Deep Album Cuts Vol. 127: Neil Young
Neil Young is one of those artists that I sometimes feel like I've taken for granted, because he was always right there. When I was becoming a rock fan in the early '90s, he was the coolest and most omnipresent '60s act who was out there touring with my favorite bands like Pearl Jam and Sonic Youth, universally revered and respected. Harvest Moon and his Unplugged album were staples in my mom's house when they came out, and my dad had a bunch of Neil, CSNY, and Buffalo Springfield albums and CDs that he left to me when he passed away. I went to the Horde Tour the year Neil headlined, and the only part of the show where a friend let me use their pass to go down to one of the front rows was during his set, which was awesome. And throughout my teens, I'd get into bands that I can't imagine existing without Neil Young, from Dinosaur Jr. to Sparklehorse and Built To Spill. So for whatever reason I never really made a point to buy his albums and spend time with his catalog like I have with some other canonical '60s/'70s artists, at least until streaming services made it a little easier to while away an afternoon with After The Gold Rush or Rust Never Sleeps.
Neil Young deep album cuts (Spotify playlist)
[2022 edit - Neil's music is no longer on Spotify, but here is the playlist on Amazon Music]:
1. Don't Let It Bring You Down
2. Everybody Knows This Is Nowhere
3. Powderfinger
4. On The Beach
5. Barstool Blues
6. Alabama
7. The Old Laughing Lady
8. Cowgirl In The Sand
9. Tell Me Why
10. Harvest
11. L.A.
12. Come On Baby Let's Go Downtown
13. Look Out For My Love
14. Fontainebleau
15. Homegrown
16. Revolution Blues
17. Pocahontas
18. Cortez The Killer
Track 7 from Neil Young (1969)
Tracks 2 and 8 from Everybody Knows This Is Nowhere (1969)
Tracks 1 and 9 from After The Gold Rush (1970)
Tracks 6 and 10 from Harvest (1972)
Track 11 from Time Fades Away (1973)
Tracks 4 and 16 from On The Beach (1974)
Tracks 12 from Tonight's The Night (1975)
Tracks 5 and 18 from Zuma (1975)
Track 14 from Long May You Run (1976)
Track 15 from American Stars 'n Bars (1977)
Tracks 13 from Comes A Time (1978)
Tracks 3 and 17 from Rust Never Sleeps (1979)
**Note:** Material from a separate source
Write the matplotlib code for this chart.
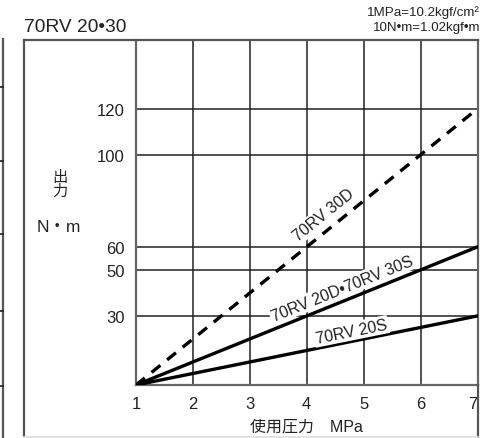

Neil Young is one of those major AOR acts for whom the line gets really blurry between hit songs and album tracks. Some of his biggest classic rock hits like "Southern Man" and "The Needle And The Damage Done" were never A-sides. And some of his most beloved songs that get played the most at his concerts and top any list of fan favorites are the 7-to-10 minute epics like "Cowgirl In The Sand" and "Cortez The Killer" that, with the exception of "Down By The River," never got cut down to single edits for radio play. And a lot of these songs, including "Cortez" and "Cowgirl" and "The Old Laughing Lady" and "A Man Needs A Maid" and "Tonight's The Night," appeared on 1977's platinum-selling triple LP Decade, for a long time Young's only best-of compilation. And of course "Alabama," along with "Southern Man," spurred a far more famous response in the form of one of Lynyrd Skynyrd's biggest hits.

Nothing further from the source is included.